On 2 February 2018 at 12:27, Colin Watson <cjwatson at ubuntu.com> wrote:
> Michael is saying that he doesn't have time for it right now, but is
> happy to mentor somebody else doing the work.  That's a pretty common
> response to things you accept are bugs but that will take more time than
> you have available at the moment.
> Perhaps it's just my idiolect, but your paraphrasing sounded much more
> like "it's too much work [so I'm ruling it out of scope for this
> project]".

I did not mean to imply the part you put in square brackets, no.

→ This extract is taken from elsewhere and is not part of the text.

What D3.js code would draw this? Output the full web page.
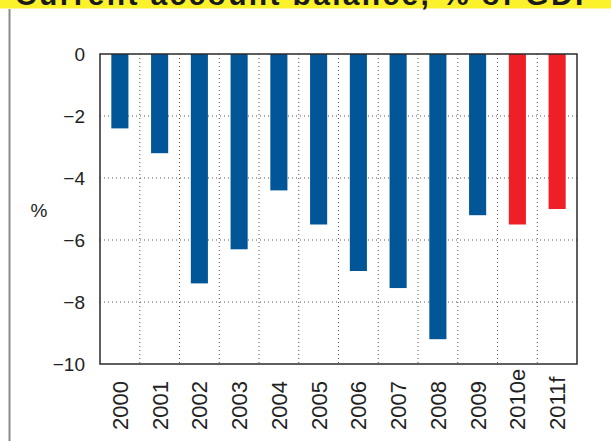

> You seem pretty determined to put an "all Wayland's fault"
> interpretation on this, but this is a very different tone from the one
> that the maintainer actually took on the bug report.  Michael isn't
> saying "why should I do this?" (and I don't think he needs people to say
> that for him), but rather "sorry, I have too much else on my plate right
> now".  Readers can judge for themselves, I suppose.

I am sure it's not the first time that a change in something else has
highlighted a problem that's been around for years but nobody's
bothered to address.

For instance, in an only broadly analogous way, the introduction of
UAC on Windows Vista broke a lot of Windows apps whose programmers
just assumed they'd always be running as root.

It's more or less fixed _now_ and was by some time before Windows 7
was superceded, but it caused a lot of hassle.

So did Ubuntu's switch to no-accessible-root-account + sudo back in 2004 or so.

I'm not saying it's Wayland's _fault_ or anything wrong with it. Maybe
it's even a good idea. But yes, Wayland caused this.

And I'm not 100% convinced Wayland is a good idea, TBH. Everyone is
accepting it, but for me it is associated with things like PulseAudio,
GNOME 3 and worst of all systemd -- all stuff that mostly hasn't
personally bothered me significantly, and I can either work around or
ignore, but which a lot of smart people whose opinions I trust don't

Ubuntu going it alone with Mir was a bad plan -- it's too big of a job.

However, there are multiple Red Hat-led initiatives which basically
won't accept any significant contributions from outside and will not
listen when told that what they are doing are bad ideas. But because
RH remains the 800lb gorilla in FOSS, we get them anyway.

GNOME 3 won't accept outside input; their rebuffs of Canonical are
well-documented, but the GNOME community will not accept they did
anything wrong. I have attempted to engage with them personally -- the
GNOME Foundation sent me to GUADEC 2016 -- and it didn't work. I get
soundbites that don't say anything meaningful to me. It's very

The systemd project is much the same, as was Pulseaudio. For me,
Pulseaudio was like CUPS -- it solved a problem and for me it Just

Systemd, less so. It stops my systems booting on a regular basis.
That's a problem. They're just personal laptops but that is more than

GNOME 3 I find unusable.

So although I personally have no issues with Wayland, I am a little
dubious about it because it comes from that camp.

For instance, in Ubuntu there was a well-documented flaw I personally
reproduced. Wayland didn't notice if you switched vconsole. So if I
opened a text editor, hit Ctrl-Alt-F2 (say) to switch to a vconsole,
logged in, then switched back to the graphical desktop, there was my
login and password in the text editor, readable by anyone.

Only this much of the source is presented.